Drivel From Devizes - Dateline Sunday 9th June 2024

Drivel From Devizes: Dateline – Sunday 9th June 2024 

Here is our weekly round-up of events from D-Town:                                              

1.      D-Town citizens attending the 80th Anniversary of D-Day commemoration were astounded to see the diminutive leader of the Clowncil sneaking away before the service had officially ended and the photographs had been taken.  But, in a statement released before the prints had even come back from Boots, the man had apologised for his actions.  His statement read “waiting for the photos, I found myself wandering around the Market Place.  There, I accidently boarded a bus to a local airfield, where my helicopter was waiting to take me to an ITV studio in London.  With the wisdom of hindsight, I now regret my actions.  I realise now that I should not have got caught like that, and I apologise unreservedly to members of the Tory party, who may possibly lose votes over this issue.  And my flights to New York are now definitely booked for the 5th July.” 

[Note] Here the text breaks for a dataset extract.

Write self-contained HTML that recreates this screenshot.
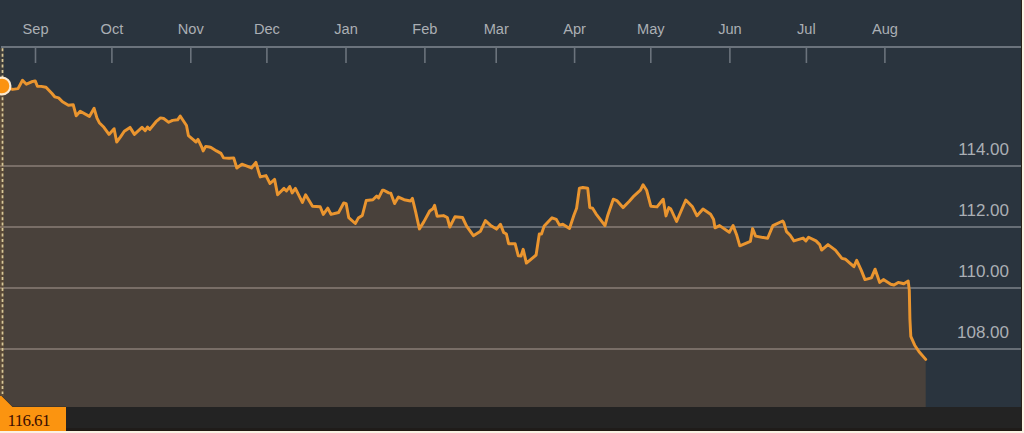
<!DOCTYPE html>
<html><head><meta charset="utf-8"><style>
html,body{margin:0;padding:0;background:#faf1e3;width:1024px;height:433px;overflow:hidden}
#c{position:absolute;left:0;top:0;width:1022px;height:431px;background:#2a343e}
svg{position:absolute;left:0;top:0}
.m{font-family:"Liberation Sans",sans-serif;font-size:15px;fill:#abafb4;text-anchor:middle}
.p{font-family:"Liberation Sans",sans-serif;font-size:17px;fill:#abafb4;text-anchor:end}
.v{font-family:"Liberation Serif",serif;font-size:17px;letter-spacing:-0.6px;fill:#3a0e02}
</style></head><body>
<div id="c">
<svg width="1022" height="431" viewBox="0 0 1022 431">
<g fill="#ffffff" fill-opacity="0.29"><rect x="0" y="165" width="1022" height="2"/><rect x="0" y="226" width="1022" height="2"/><rect x="0" y="287" width="1022" height="2"/><rect x="0" y="348" width="1022" height="2"/></g>
<path d="M0,86 L2,86 L8,88 L12.7,89.4 L18,88.6 L22.5,80.3 L26.4,84.2 L31.6,81.8 L35.2,80.9 L37.4,86.2 L41.2,86.4 L46,87.2 L52,93.5 L54.7,96.8 L58.6,97.9 L62.5,101.8 L68.4,105.2 L73.2,104.7 L76.2,115.8 L80.2,111.2 L89.4,116.4 L94.1,108.3 L97,118.1 L99.3,122.7 L103.9,127.3 L109,134.4 L114.1,128.7 L116.7,142 L120.5,136.9 L124.3,131.2 L130,127.4 L134.4,134.4 L142,127.4 L145.2,130.6 L147.5,127.1 L149.8,129.4 L156,121.7 L160.5,117.9 L163.7,118.5 L168.7,122.3 L172.5,120.4 L177.6,119.8 L180.2,116 L184,121.7 L186.5,125.5 L188.4,135.6 L192.9,139.4 L196,142 L198,139.4 L201.7,147 L203.2,150.9 L205.7,146.4 L209.4,147 L211.4,147.7 L216.5,150.9 L221,153.4 L223.5,157.9 L229.2,158.3 L233.7,157.9 L236.8,168 L241.9,164.2 L247,166.1 L251.4,168 L255.9,162.3 L259,173.1 L260.3,176.9 L266,175.6 L270,183.5 L274.6,179.4 L277.6,194.8 L284,188.4 L286.5,191 L289.7,186.5 L292.2,192.9 L295.4,188.4 L302.4,202.4 L305.6,194.8 L312.5,206.2 L320.2,206.8 L323.3,214.4 L327.8,208.1 L331,214.4 L338.6,212.5 L343.7,203 L346.2,203.7 L348.7,217.6 L355.3,223.5 L358.3,218.1 L362.3,215.5 L366.2,200.5 L372.9,199.8 L376.7,196 L378.6,197.9 L382.4,190.3 L383.8,190.2 L388.7,192.9 L390.8,193.3 L394.6,203.5 L398.4,197.1 L404.1,199.7 L410.5,201 L412.4,198.4 L415.6,211.7 L419.4,228.9 L423.8,221.9 L429.7,211 L432.9,208.8 L434.6,205.4 L437.1,216.2 L443.5,215.6 L447.3,217.5 L449.8,227 L454.9,216.8 L462.5,217.5 L466.6,226.2 L473.4,235.7 L480.5,231.2 L485.4,220.6 L490.6,225.4 L496.5,229.1 L500.5,224.3 L503.6,232.4 L506.4,234 L508.6,243.7 L515.1,243.7 L518.3,255.8 L521,256 L523.2,249.3 L526.4,263.1 L536.1,255 L539.3,234 L541.5,234 L544.2,225.9 L552,217.8 L556.3,219.4 L559.5,225.1 L562.8,224.3 L569.5,228.5 L573.9,215.2 L576.6,208.3 L579.4,188.2 L582.9,187.5 L587.7,188.2 L589.8,207.6 L592.6,208.3 L596,213.8 L605,225.6 L607.8,215.2 L613.3,199.2 L616.8,200.6 L623,207.6 L629.3,201.3 L634.1,195.8 L640.4,190.2 L643.1,184.7 L646.6,190.2 L650.8,206.2 L657,206.9 L663.2,199.2 L666,215.9 L668.8,207.6 L670.8,209 L676.6,221.5 L685.8,200 L692.5,206.8 L697,215.8 L703,209 L710.6,214.3 L713.6,219.5 L715,227.8 L719.6,225.6 L729.3,232.3 L733.1,225.6 L736.8,235.3 L739.8,245.8 L750.4,241.3 L752.6,228.6 L755.6,236.1 L767.6,238.3 L772.9,225.6 L782.6,221 L783.7,222.4 L786.5,231.6 L790.2,235.3 L793.9,240.9 L803.1,238.1 L805.9,240.9 L808.6,237.2 L816,240.9 L819.7,244.6 L821.6,250.1 L828,244.6 L835.4,250.1 L841.9,258.4 L845.6,259.3 L853.9,266.7 L856.7,260.3 L861.3,270.4 L865,279.6 L871.4,277.8 L875.1,269.2 L879.7,282.4 L883.4,279.6 L890.8,284.3 L894,285 L898.2,282.4 L901.9,283.3 L903.8,283.8 L908.2,281.1 L909.3,290.4 L909.9,318.9 L910.8,336.4 L914.7,345.2 L919.1,351.8 L925.7,359.4 L925.7,407 L0,407 Z" fill="rgb(186,114,49)" fill-opacity="0.22"/>
<rect x="0" y="407" width="1022" height="24" fill="#232323"/>
<rect x="1" y="46" width="1021" height="2" fill="#6b737c"/>
<g stroke="#6b737c" stroke-width="1.6"><line x1="35.5" y1="47" x2="35.5" y2="63" /><line x1="111.9" y1="47" x2="111.9" y2="63" /><line x1="190.8" y1="47" x2="190.8" y2="63" /><line x1="266.9" y1="47" x2="266.9" y2="63" /><line x1="346" y1="47" x2="346" y2="63" /><line x1="424.9" y1="47" x2="424.9" y2="63" /><line x1="496.2" y1="47" x2="496.2" y2="63" /><line x1="574.6" y1="47" x2="574.6" y2="63" /><line x1="650.8" y1="47" x2="650.8" y2="63" /><line x1="729.9" y1="47" x2="729.9" y2="63" /><line x1="806.4" y1="47" x2="806.4" y2="63" /><line x1="884.9" y1="47" x2="884.9" y2="63" /></g>
<g class="m"><text transform="translate(35.5,33.5) scale(0.975,1)">Sep</text><text transform="translate(111.9,33.5) scale(0.975,1)">Oct</text><text transform="translate(190.8,33.5) scale(0.975,1)">Nov</text><text transform="translate(266.9,33.5) scale(0.975,1)">Dec</text><text transform="translate(346,33.5) scale(0.975,1)">Jan</text><text transform="translate(424.9,33.5) scale(0.975,1)">Feb</text><text transform="translate(496.2,33.5) scale(0.975,1)">Mar</text><text transform="translate(574.6,33.5) scale(0.975,1)">Apr</text><text transform="translate(650.8,33.5) scale(0.975,1)">May</text><text transform="translate(729.9,33.5) scale(0.975,1)">Jun</text><text transform="translate(806.4,33.5) scale(0.975,1)">Jul</text><text transform="translate(884.9,33.5) scale(0.975,1)">Aug</text></g>
<g class="p"><text x="1009" y="155.4">114.00</text><text x="1009" y="216.4">112.00</text><text x="1009" y="277.4">110.00</text><text x="1009" y="338.4">108.00</text></g>
<rect x="0" y="48" width="4" height="348" fill="#c88a2a" fill-opacity="0.14"/>
<line x1="2.5" y1="48.2" x2="2.5" y2="394" stroke="#d8c89a" stroke-width="1.7" stroke-dasharray="3 2.45"/>
<polyline points="2,86 8,88 12.7,89.4 18,88.6 22.5,80.3 26.4,84.2 31.6,81.8 35.2,80.9 37.4,86.2 41.2,86.4 46,87.2 52,93.5 54.7,96.8 58.6,97.9 62.5,101.8 68.4,105.2 73.2,104.7 76.2,115.8 80.2,111.2 89.4,116.4 94.1,108.3 97,118.1 99.3,122.7 103.9,127.3 109,134.4 114.1,128.7 116.7,142 120.5,136.9 124.3,131.2 130,127.4 134.4,134.4 142,127.4 145.2,130.6 147.5,127.1 149.8,129.4 156,121.7 160.5,117.9 163.7,118.5 168.7,122.3 172.5,120.4 177.6,119.8 180.2,116 184,121.7 186.5,125.5 188.4,135.6 192.9,139.4 196,142 198,139.4 201.7,147 203.2,150.9 205.7,146.4 209.4,147 211.4,147.7 216.5,150.9 221,153.4 223.5,157.9 229.2,158.3 233.7,157.9 236.8,168 241.9,164.2 247,166.1 251.4,168 255.9,162.3 259,173.1 260.3,176.9 266,175.6 270,183.5 274.6,179.4 277.6,194.8 284,188.4 286.5,191 289.7,186.5 292.2,192.9 295.4,188.4 302.4,202.4 305.6,194.8 312.5,206.2 320.2,206.8 323.3,214.4 327.8,208.1 331,214.4 338.6,212.5 343.7,203 346.2,203.7 348.7,217.6 355.3,223.5 358.3,218.1 362.3,215.5 366.2,200.5 372.9,199.8 376.7,196 378.6,197.9 382.4,190.3 383.8,190.2 388.7,192.9 390.8,193.3 394.6,203.5 398.4,197.1 404.1,199.7 410.5,201 412.4,198.4 415.6,211.7 419.4,228.9 423.8,221.9 429.7,211 432.9,208.8 434.6,205.4 437.1,216.2 443.5,215.6 447.3,217.5 449.8,227 454.9,216.8 462.5,217.5 466.6,226.2 473.4,235.7 480.5,231.2 485.4,220.6 490.6,225.4 496.5,229.1 500.5,224.3 503.6,232.4 506.4,234 508.6,243.7 515.1,243.7 518.3,255.8 521,256 523.2,249.3 526.4,263.1 536.1,255 539.3,234 541.5,234 544.2,225.9 552,217.8 556.3,219.4 559.5,225.1 562.8,224.3 569.5,228.5 573.9,215.2 576.6,208.3 579.4,188.2 582.9,187.5 587.7,188.2 589.8,207.6 592.6,208.3 596,213.8 605,225.6 607.8,215.2 613.3,199.2 616.8,200.6 623,207.6 629.3,201.3 634.1,195.8 640.4,190.2 643.1,184.7 646.6,190.2 650.8,206.2 657,206.9 663.2,199.2 666,215.9 668.8,207.6 670.8,209 676.6,221.5 685.8,200 692.5,206.8 697,215.8 703,209 710.6,214.3 713.6,219.5 715,227.8 719.6,225.6 729.3,232.3 733.1,225.6 736.8,235.3 739.8,245.8 750.4,241.3 752.6,228.6 755.6,236.1 767.6,238.3 772.9,225.6 782.6,221 783.7,222.4 786.5,231.6 790.2,235.3 793.9,240.9 803.1,238.1 805.9,240.9 808.6,237.2 816,240.9 819.7,244.6 821.6,250.1 828,244.6 835.4,250.1 841.9,258.4 845.6,259.3 853.9,266.7 856.7,260.3 861.3,270.4 865,279.6 871.4,277.8 875.1,269.2 879.7,282.4 883.4,279.6 890.8,284.3 894,285 898.2,282.4 901.9,283.3 903.8,283.8 908.2,281.1 909.3,290.4 909.9,318.9 910.8,336.4 914.7,345.2 919.1,351.8 925.7,359.4" fill="none" stroke="#ea952f" stroke-width="2.95" stroke-linejoin="round" stroke-linecap="round"/>
<circle cx="2" cy="86" r="8.4" fill="#fb930f" stroke="#fbe9cf" stroke-width="2.2"/>
<path d="M1.5,396.6 L12.5,407.6 L66,407.6" fill="none" stroke="#2a2016" stroke-opacity="0.55" stroke-width="2"/>
<polygon points="0,396 1.5,396 12.5,407 66,407 66,431 0,431" fill="#fb9410"/>
<rect x="1021" y="0" width="1" height="431" fill="#2a2119"/>
<rect x="66" y="428" width="956" height="2" fill="#1c1814" fill-opacity="0.6"/>
<rect x="66" y="430" width="956" height="1" fill="#201912"/>
<text class="v" x="7.4" y="426">116.61</text>
</svg>
</div>
</body></html>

2.    And in a completely unexpected shock move, a local swivel-eyed gammon has declared his intention to stand as a candidate in the forthcoming General Election.  Announcing his campaign with a banana milkshake “shower” at his local McDonalds, Nigel Farrago of The Complete Fruit Cake party stated his new party’s aims and policies.  These consist of: allowing ursines to defecate in forested areas, stopping all immigration to Wiltshire, nationalising Greggs, stopping all immigration to Wiltshire, setting up a new border force to patrol the Wiltshire coastline, and (crucially) stopping all immigration to Wiltshire.  And, in a coincidence of epic proportions, he also confirmed that his airline tickets for New York are booked for 5th July.